— begin STORED DATA —
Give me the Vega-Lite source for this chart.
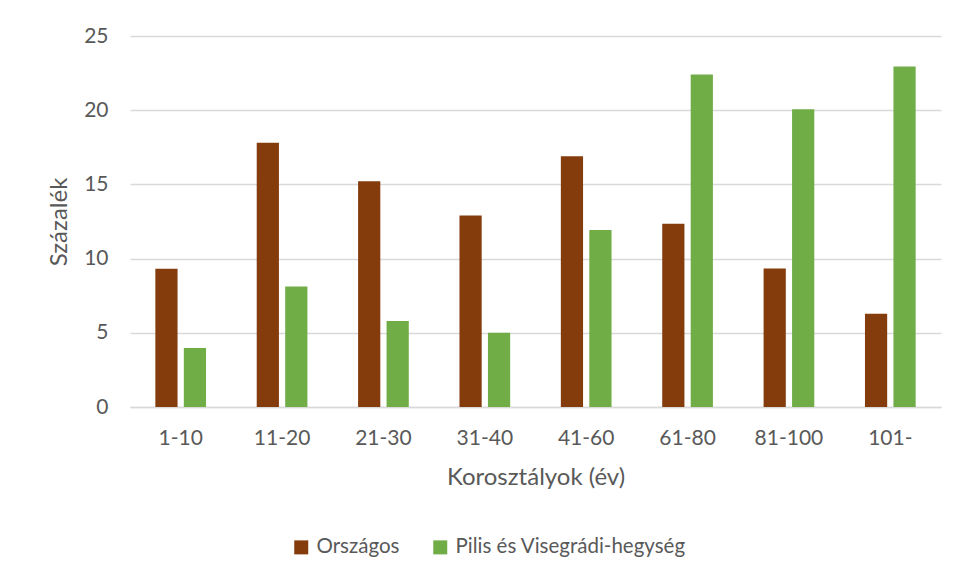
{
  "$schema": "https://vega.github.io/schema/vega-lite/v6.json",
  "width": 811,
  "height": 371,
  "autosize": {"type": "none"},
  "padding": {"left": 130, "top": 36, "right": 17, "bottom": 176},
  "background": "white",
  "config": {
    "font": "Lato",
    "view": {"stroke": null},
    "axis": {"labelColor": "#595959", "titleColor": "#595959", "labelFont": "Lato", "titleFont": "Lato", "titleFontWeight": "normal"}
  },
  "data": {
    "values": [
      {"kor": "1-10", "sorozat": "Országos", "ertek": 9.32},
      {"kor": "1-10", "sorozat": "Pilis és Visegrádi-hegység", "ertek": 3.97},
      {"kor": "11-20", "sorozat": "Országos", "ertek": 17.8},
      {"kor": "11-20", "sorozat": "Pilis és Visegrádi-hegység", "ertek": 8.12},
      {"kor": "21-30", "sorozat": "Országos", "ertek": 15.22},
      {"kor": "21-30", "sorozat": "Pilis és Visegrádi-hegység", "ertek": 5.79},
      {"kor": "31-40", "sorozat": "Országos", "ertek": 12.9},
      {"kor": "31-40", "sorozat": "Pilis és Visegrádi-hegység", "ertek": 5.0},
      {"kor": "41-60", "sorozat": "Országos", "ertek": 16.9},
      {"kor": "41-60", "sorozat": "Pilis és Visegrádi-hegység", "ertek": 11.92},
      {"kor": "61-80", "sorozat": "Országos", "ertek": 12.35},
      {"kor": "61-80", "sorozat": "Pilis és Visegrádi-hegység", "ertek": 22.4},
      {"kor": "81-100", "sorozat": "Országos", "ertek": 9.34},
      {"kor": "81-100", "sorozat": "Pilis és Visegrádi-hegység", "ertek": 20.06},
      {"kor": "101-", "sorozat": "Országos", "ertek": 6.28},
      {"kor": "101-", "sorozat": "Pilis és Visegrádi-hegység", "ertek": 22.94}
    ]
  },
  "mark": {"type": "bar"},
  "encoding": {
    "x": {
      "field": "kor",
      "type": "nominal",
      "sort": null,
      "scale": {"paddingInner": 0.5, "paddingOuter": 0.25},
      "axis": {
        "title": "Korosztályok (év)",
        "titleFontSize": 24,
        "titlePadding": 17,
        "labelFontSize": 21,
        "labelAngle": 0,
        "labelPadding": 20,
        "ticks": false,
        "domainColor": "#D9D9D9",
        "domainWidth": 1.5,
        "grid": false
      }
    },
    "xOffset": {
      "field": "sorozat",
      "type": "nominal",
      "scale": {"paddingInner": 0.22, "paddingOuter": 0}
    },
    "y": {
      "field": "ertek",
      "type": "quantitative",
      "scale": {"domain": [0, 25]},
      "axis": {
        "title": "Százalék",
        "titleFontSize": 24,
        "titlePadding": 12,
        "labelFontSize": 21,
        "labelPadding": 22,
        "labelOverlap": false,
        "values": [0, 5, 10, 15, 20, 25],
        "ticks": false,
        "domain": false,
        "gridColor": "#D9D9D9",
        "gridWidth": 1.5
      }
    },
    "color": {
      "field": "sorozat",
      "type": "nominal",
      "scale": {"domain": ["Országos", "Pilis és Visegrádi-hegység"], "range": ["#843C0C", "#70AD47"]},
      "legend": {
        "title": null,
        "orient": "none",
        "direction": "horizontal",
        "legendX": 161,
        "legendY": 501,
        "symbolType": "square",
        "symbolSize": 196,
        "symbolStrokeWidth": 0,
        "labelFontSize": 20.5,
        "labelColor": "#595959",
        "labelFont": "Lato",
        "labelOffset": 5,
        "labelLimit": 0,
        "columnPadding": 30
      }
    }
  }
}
— end STORED DATA —
Repeat the material above verbatim, with no pictures in the output.

## SOLUTION FOR THIS PROBLEM
Give me the Vega-Lite source for this chart.
{
  "$schema": "https://vega.github.io/schema/vega-lite/v6.json",
  "width": 811,
  "height": 371,
  "autosize": {"type": "none"},
  "padding": {"left": 130, "top": 36, "right": 17, "bottom": 176},
  "background": "white",
  "config": {
    "font": "Lato",
    "view": {"stroke": null},
    "axis": {"labelColor": "#595959", "titleColor": "#595959", "labelFont": "Lato", "titleFont": "Lato", "titleFontWeight": "normal"}
  },
  "data": {
    "values": [
      {"kor": "1-10", "sorozat": "Országos", "ertek": 9.32},
      {"kor": "1-10", "sorozat": "Pilis és Visegrádi-hegység", "ertek": 3.97},
      {"kor": "11-20", "sorozat": "Országos", "ertek": 17.8},
      {"kor": "11-20", "sorozat": "Pilis és Visegrádi-hegység", "ertek": 8.12},
      {"kor": "21-30", "sorozat": "Országos", "ertek": 15.22},
      {"kor": "21-30", "sorozat": "Pilis és Visegrádi-hegység", "ertek": 5.79},
      {"kor": "31-40", "sorozat": "Országos", "ertek": 12.9},
      {"kor": "31-40", "sorozat": "Pilis és Visegrádi-hegység", "ertek": 5.0},
      {"kor": "41-60", "sorozat": "Országos", "ertek": 16.9},
      {"kor": "41-60", "sorozat": "Pilis és Visegrádi-hegység", "ertek": 11.92},
      {"kor": "61-80", "sorozat": "Országos", "ertek": 12.35},
      {"kor": "61-80", "sorozat": "Pilis és Visegrádi-hegység", "ertek": 22.4},
      {"kor": "81-100", "sorozat": "Országos", "ertek": 9.34},
      {"kor": "81-100", "sorozat": "Pilis és Visegrádi-hegység", "ertek": 20.06},
      {"kor": "101-", "sorozat": "Országos", "ertek": 6.28},
      {"kor": "101-", "sorozat": "Pilis és Visegrádi-hegység", "ertek": 22.94}
    ]
  },
  "mark": {"type": "bar"},
  "encoding": {
    "x": {
      "field": "kor",
      "type": "nominal",
      "sort": null,
      "scale": {"paddingInner": 0.5, "paddingOuter": 0.25},
      "axis": {
        "title": "Korosztályok (év)",
        "titleFontSize": 24,
        "titlePadding": 17,
        "labelFontSize": 21,
        "labelAngle": 0,
        "labelPadding": 20,
        "ticks": false,
        "domainColor": "#D9D9D9",
        "domainWidth": 1.5,
        "grid": false
      }
    },
    "xOffset": {
      "field": "sorozat",
      "type": "nominal",
      "scale": {"paddingInner": 0.22, "paddingOuter": 0}
    },
    "y": {
      "field": "ertek",
      "type": "quantitative",
      "scale": {"domain": [0, 25]},
      "axis": {
        "title": "Százalék",
        "titleFontSize": 24,
        "titlePadding": 12,
        "labelFontSize": 21,
        "labelPadding": 22,
        "labelOverlap": false,
        "values": [0, 5, 10, 15, 20, 25],
        "ticks": false,
        "domain": false,
        "gridColor": "#D9D9D9",
        "gridWidth": 1.5
      }
    },
    "color": {
      "field": "sorozat",
      "type": "nominal",
      "scale": {"domain": ["Országos", "Pilis és Visegrádi-hegység"], "range": ["#843C0C", "#70AD47"]},
      "legend": {
        "title": null,
        "orient": "none",
        "direction": "horizontal",
        "legendX": 161,
        "legendY": 501,
        "symbolType": "square",
        "symbolSize": 196,
        "symbolStrokeWidth": 0,
        "labelFontSize": 20.5,
        "labelColor": "#595959",
        "labelFont": "Lato",
        "labelOffset": 5,
        "labelLimit": 0,
        "columnPadding": 30
      }
    }
  }
}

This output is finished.